Sarah Quinn uses historical research and case studies to investigate how political institutions affect the development of financial organizations and technologies. She also studies processes of moralization and classification. These studies are united by her abiding interest in how social categories interact with systems of power.
Download my CV (updated July 1019)
Housing & Credit in the Political Economy
This research examines the political economy of housing and credit in the United States.
The central component of this research agenda is a book, titled American Bonds: How Credit Markets Shaped a Nation (Princeton University Press). Other work related to this topic includes:
““The Miracles of Bookkeeping”: How Budget Politics Link Fiscal Policies and Financial Markets" (American Journal of Sociology, 2017).

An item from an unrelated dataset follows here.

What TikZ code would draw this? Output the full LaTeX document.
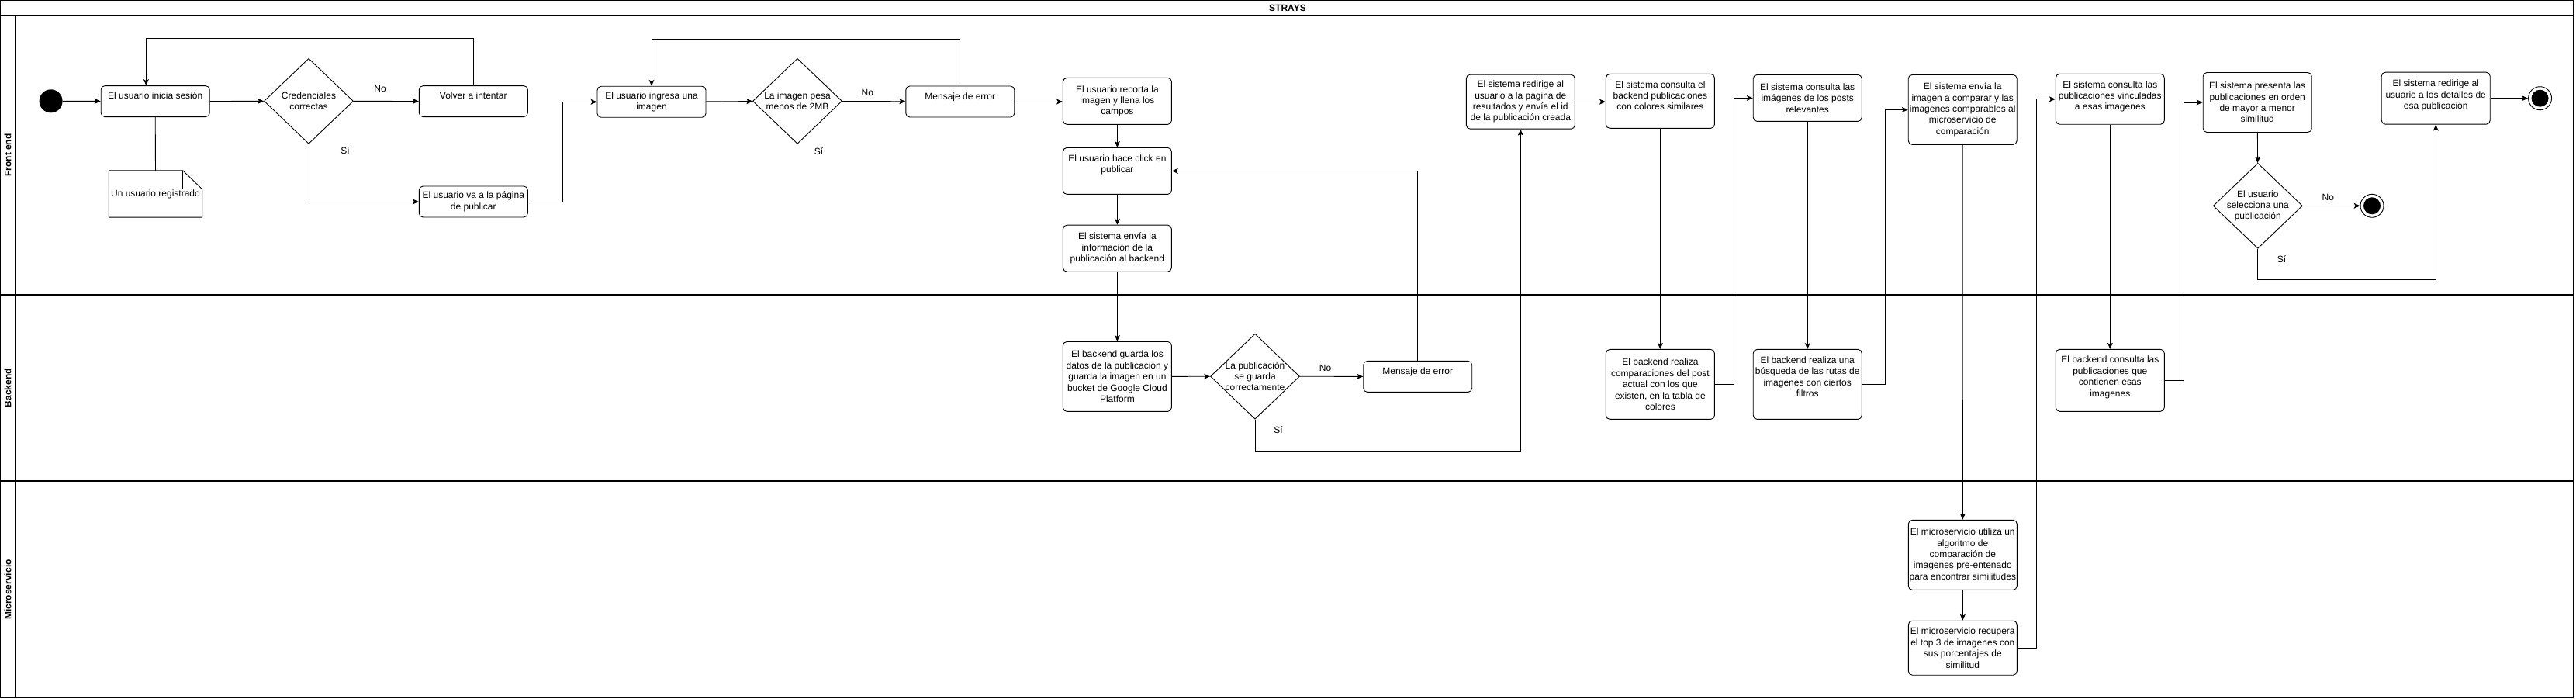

The Credit Mines (Contexts, 2010). A book review of Our Lot: How Real Estate Came to Own Us, by Alyssa Katz and Collateral Damaged: The Marketing of Consumer Debt to America, by Charles R. Geisst.
The Federal Credit Database. *A grant from the Institute of New Economic Thinking has funded data collection for a new longitudinal database of credit programs from 1916 to today. This data will allow for a more detailed and comprehensive study of the scope and development of the US federal government’s use of credit as a policy tool, both domestically and internationally.
This research seeks to explain how government officials design and manage complex or indirect policies, which are frequently implemented through private actors and firms. A series of co-authored papers use case studies to address how they such policies are implemented, and why they are so frequently overlooked.
Writings on this topic include:
“Defining the State from Within: Boundaries, Schemas, and Associational Policymaking” (with Damon Mayrl). This article in Sociological Theory analyzes an associational educational policy to identify mechanisms that govern how officials classify hybrid programs as appropriately belonging or not belonging to the state.
“Beyond the Hidden American State: Rethinking Government Visibility”(with Damon Mayrl). A chapter in The Many Hands of the State: Theorizing Political Authority and Social Control, edited by Ann Orloff and Kimberly Morgan (Cambridge University Press) that analyzes fights over an associational health policy to show how classification struggles can render complex policies more or less visible.
State Schemas and American Political Life. A book manuscript, authored with Damon Mayrl, that theorizes how various groups perceive and interpret governmental complexity. Select chapters available upon request.
Morality & Classification
Research on the moralization and classification of markets, bodies, and deaths, with the goal of better understanding how culture influences social fields.
The Transformation of Morals in Markets: Death, Benefits, and the Exchange of Life Insurance Policies. (American Journal of Sociology, 2008). This article uses content analysis and interviews to show how position within a field influences morality. Reprinted in The Sociology of Economic Life (Granovetter and Swedberg, eds., Third Edition).
Blue Chip Bodies. (with Lynne Gerber). Shows how moralization of body size varies depending on a person's social position and resources; this is illustrated through a comparison of the work of Oprah Winfrey, Morgan Spurlock, and Pat Robertson.
In progress: "‘It’s not Because of My Mastectomies. It’s Because I’m Fat’: Body Shame Among Terminally Ill Women" (with Sara McClelland and Lynne Gerber). Draft in process. Analysis of interviews of women with terminal breast cancer reveals that modes of gendered domination – aesthetic labor, sizeism, and sexualization – all become distinct sites of loss at the end of life in ways that are mediated by overall configurations of cultural and bodily capital.